EXERCISE AIM
Copy out each line of the listing that has the word "React" in it.

==*==

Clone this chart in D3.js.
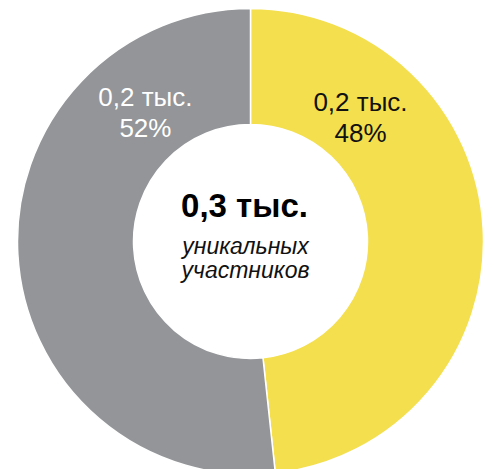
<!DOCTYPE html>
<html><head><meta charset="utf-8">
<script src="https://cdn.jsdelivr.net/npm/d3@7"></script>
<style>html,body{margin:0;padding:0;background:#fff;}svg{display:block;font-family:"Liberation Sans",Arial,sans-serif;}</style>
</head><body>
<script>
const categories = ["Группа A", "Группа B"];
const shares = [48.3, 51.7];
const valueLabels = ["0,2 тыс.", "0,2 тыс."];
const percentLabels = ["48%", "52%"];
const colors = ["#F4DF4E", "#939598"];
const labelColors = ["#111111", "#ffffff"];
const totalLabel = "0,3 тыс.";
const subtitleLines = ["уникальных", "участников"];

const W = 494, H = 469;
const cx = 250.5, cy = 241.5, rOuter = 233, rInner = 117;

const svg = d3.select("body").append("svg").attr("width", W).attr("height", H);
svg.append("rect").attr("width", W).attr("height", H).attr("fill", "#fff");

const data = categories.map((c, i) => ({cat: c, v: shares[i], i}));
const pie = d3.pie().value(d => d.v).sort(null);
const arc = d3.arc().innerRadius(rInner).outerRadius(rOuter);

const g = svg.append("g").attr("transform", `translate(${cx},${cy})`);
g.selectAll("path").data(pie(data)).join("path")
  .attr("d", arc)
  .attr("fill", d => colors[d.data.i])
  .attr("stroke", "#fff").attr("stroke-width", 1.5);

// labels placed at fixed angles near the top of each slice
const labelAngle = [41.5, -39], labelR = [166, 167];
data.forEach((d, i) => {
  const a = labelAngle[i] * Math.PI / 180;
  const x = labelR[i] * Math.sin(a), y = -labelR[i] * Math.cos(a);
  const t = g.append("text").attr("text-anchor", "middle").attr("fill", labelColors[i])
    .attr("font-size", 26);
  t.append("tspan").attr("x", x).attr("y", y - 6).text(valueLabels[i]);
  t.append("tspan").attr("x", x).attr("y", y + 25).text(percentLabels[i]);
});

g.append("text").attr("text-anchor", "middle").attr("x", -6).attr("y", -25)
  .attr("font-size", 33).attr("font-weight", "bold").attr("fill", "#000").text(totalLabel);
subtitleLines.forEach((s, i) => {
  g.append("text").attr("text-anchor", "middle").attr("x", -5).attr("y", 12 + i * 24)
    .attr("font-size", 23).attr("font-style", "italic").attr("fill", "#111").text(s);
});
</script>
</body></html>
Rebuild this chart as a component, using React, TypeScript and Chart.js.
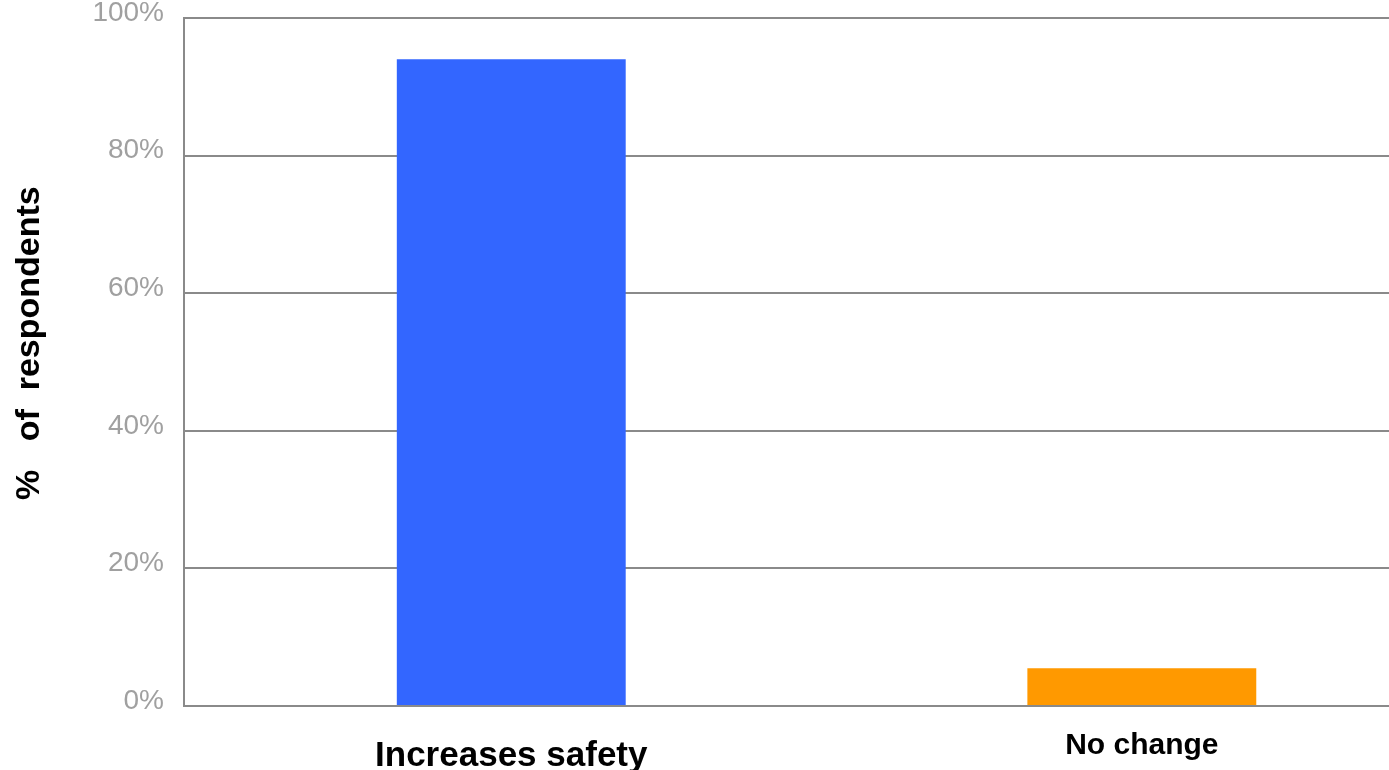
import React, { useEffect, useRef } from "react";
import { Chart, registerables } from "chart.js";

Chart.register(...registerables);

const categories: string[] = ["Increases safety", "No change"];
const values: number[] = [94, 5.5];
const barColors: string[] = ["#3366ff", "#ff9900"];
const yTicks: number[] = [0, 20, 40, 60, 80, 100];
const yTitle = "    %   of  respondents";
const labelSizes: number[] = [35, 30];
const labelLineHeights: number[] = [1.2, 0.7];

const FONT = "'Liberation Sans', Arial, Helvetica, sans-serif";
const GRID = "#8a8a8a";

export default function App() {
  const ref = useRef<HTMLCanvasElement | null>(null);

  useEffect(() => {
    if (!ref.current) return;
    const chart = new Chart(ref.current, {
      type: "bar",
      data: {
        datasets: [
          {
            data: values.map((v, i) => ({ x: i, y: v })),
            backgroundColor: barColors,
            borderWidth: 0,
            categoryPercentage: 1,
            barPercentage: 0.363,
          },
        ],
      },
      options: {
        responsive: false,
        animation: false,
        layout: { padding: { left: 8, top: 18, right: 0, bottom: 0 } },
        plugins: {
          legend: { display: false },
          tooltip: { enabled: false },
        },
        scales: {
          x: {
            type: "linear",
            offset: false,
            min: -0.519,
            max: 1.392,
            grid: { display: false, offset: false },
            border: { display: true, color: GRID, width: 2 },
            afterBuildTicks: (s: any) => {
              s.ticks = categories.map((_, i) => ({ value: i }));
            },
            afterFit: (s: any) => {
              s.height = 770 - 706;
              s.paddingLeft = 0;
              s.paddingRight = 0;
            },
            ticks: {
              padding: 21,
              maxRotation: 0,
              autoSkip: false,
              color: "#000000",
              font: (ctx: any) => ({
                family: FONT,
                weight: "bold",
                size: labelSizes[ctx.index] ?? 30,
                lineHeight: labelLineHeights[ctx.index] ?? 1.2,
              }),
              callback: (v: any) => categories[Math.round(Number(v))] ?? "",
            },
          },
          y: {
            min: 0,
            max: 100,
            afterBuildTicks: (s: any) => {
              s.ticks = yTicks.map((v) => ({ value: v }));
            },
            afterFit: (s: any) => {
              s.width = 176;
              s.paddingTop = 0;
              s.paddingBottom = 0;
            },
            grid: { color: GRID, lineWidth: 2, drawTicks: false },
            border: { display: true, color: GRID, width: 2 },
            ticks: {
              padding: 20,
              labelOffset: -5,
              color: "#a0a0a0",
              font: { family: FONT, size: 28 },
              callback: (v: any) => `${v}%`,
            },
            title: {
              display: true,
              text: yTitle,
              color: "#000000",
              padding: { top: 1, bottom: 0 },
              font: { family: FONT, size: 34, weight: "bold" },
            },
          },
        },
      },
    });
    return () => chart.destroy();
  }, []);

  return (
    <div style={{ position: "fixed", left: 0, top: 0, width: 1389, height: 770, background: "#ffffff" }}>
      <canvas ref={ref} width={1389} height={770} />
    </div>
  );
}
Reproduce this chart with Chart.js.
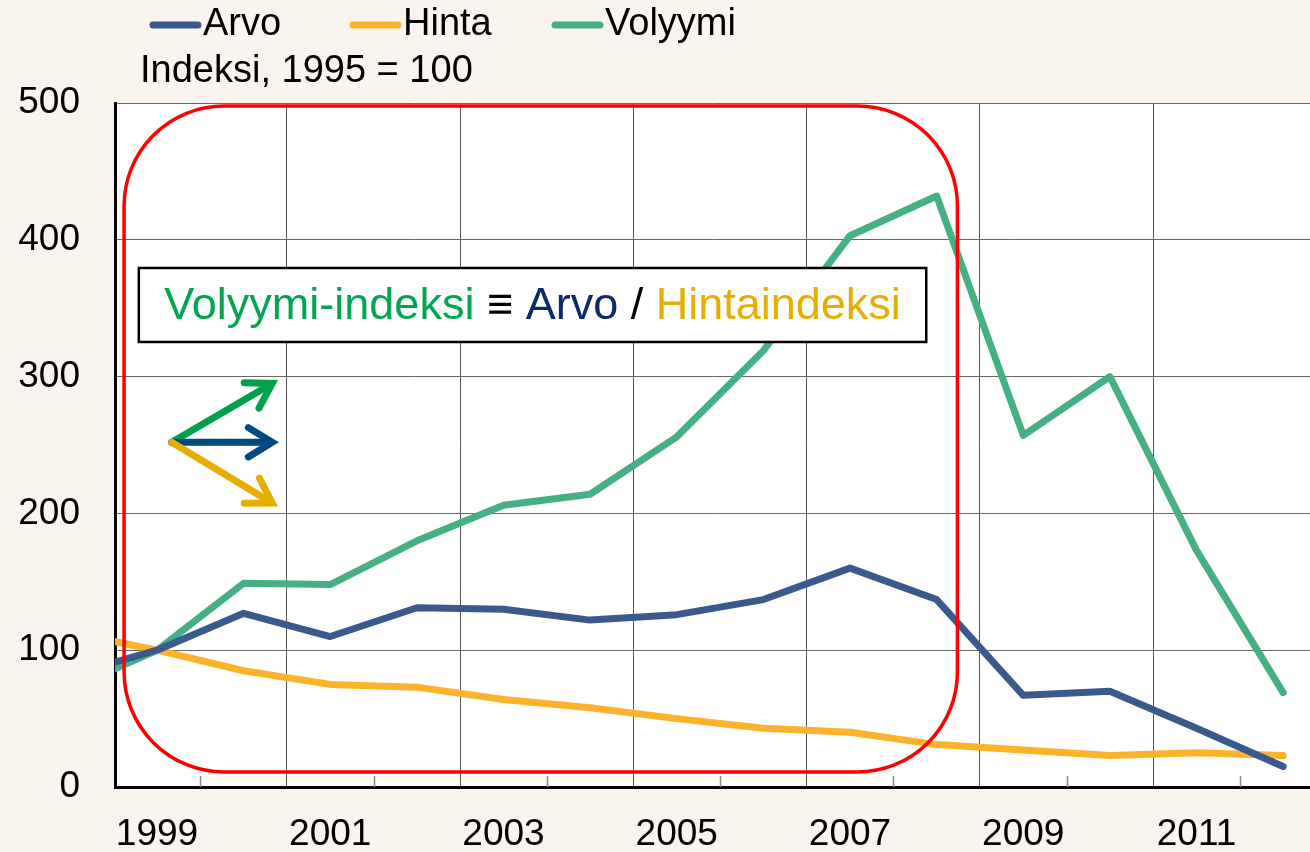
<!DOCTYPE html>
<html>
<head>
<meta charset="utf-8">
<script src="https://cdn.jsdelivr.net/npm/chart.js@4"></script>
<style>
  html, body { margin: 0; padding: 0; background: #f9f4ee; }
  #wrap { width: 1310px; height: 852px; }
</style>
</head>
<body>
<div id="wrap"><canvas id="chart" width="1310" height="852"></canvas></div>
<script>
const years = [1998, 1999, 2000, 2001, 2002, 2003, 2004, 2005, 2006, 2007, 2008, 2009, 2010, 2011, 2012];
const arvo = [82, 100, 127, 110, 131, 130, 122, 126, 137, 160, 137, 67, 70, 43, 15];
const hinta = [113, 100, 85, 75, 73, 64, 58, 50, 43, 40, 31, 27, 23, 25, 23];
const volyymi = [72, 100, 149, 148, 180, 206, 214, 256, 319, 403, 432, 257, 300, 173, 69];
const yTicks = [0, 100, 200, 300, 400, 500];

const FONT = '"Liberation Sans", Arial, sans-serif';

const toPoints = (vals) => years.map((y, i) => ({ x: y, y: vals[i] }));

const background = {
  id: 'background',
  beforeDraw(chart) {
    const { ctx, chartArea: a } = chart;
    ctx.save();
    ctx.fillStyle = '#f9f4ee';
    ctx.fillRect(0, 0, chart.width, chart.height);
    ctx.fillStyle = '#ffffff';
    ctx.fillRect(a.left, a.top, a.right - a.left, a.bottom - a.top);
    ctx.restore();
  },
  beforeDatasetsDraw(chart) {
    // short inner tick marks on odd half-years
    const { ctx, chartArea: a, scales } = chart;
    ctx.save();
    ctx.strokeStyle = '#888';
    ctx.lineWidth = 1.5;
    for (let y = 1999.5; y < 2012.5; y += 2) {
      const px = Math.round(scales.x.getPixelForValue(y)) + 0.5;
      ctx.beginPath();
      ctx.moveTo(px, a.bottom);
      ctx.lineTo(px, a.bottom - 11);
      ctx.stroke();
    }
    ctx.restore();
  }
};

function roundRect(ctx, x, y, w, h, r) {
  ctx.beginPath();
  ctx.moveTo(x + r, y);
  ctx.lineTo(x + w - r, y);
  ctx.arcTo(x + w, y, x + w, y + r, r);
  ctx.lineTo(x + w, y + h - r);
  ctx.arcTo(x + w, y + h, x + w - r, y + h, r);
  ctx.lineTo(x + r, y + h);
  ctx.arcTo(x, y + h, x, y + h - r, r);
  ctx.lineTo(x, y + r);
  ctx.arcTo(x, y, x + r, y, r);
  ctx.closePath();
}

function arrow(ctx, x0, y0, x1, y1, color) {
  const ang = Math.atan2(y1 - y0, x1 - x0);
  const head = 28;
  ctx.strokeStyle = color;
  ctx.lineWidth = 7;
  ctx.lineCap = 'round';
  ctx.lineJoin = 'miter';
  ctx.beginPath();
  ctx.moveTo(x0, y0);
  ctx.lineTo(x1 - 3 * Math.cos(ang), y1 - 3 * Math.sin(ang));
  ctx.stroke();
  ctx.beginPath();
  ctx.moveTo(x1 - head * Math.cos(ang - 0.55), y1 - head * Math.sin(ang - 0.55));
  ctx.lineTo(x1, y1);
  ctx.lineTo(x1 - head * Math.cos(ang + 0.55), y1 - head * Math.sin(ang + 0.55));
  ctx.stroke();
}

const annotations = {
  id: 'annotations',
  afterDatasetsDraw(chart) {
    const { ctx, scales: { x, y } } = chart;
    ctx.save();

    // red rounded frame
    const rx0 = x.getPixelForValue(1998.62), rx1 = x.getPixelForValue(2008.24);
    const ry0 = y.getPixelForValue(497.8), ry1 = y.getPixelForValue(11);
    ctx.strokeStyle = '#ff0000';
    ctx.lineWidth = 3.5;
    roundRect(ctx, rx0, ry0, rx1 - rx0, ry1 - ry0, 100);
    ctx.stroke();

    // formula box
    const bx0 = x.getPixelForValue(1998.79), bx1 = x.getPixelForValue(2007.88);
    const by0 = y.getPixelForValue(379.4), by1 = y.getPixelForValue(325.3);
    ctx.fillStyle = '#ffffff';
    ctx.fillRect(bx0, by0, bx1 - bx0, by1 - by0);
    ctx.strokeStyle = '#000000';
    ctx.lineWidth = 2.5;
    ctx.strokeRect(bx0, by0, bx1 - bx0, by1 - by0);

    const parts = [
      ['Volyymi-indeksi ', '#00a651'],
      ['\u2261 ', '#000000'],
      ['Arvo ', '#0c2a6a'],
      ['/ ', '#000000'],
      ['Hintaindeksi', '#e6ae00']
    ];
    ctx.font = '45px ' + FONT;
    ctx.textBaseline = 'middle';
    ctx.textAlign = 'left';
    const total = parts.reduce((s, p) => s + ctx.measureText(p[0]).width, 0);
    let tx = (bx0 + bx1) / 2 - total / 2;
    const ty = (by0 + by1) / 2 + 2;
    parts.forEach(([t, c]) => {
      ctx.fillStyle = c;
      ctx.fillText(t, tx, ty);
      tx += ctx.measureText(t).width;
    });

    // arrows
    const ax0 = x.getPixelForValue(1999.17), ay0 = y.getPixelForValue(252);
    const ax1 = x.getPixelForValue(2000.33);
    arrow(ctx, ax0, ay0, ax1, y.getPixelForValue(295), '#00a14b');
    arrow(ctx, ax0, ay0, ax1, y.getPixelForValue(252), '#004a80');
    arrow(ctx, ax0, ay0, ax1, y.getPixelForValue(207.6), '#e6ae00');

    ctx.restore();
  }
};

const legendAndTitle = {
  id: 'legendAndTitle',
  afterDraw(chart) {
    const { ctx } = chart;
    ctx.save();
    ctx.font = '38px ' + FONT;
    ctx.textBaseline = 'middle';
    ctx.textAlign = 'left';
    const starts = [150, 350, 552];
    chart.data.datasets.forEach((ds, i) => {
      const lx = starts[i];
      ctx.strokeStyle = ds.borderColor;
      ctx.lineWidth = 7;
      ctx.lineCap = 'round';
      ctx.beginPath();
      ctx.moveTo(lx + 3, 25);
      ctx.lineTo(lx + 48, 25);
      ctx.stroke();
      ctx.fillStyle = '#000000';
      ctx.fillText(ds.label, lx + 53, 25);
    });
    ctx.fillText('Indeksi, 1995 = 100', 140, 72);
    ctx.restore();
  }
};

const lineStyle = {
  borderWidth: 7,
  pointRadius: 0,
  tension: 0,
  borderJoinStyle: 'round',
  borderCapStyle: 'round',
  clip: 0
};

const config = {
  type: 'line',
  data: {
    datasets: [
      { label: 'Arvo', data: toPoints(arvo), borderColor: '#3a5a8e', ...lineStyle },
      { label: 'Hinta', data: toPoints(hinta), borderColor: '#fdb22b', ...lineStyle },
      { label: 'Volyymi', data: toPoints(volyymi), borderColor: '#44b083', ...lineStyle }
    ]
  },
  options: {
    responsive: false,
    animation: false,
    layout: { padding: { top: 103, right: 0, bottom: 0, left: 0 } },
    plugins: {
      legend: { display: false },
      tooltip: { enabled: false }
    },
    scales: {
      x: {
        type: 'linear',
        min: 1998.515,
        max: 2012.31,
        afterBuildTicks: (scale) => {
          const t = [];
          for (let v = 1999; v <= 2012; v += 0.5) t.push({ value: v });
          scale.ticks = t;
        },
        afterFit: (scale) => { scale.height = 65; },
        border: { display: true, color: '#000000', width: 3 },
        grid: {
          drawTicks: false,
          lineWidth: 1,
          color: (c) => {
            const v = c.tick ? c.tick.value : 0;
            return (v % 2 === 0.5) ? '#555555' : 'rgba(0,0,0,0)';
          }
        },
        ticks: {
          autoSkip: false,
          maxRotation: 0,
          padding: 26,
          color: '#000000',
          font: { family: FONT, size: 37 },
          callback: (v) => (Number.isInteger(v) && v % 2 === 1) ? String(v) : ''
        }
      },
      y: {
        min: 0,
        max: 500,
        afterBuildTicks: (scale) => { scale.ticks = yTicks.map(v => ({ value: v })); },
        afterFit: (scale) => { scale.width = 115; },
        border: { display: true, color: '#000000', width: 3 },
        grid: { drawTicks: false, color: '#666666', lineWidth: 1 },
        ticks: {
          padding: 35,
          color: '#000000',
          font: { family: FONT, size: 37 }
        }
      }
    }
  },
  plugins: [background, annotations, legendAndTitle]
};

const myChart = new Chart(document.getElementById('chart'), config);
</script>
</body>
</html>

==*==

SOLUTION TO THE PROBLEM
Rebuild this chart as a component, using React, TypeScript and Chart.js.
import React, { useEffect, useRef } from "react";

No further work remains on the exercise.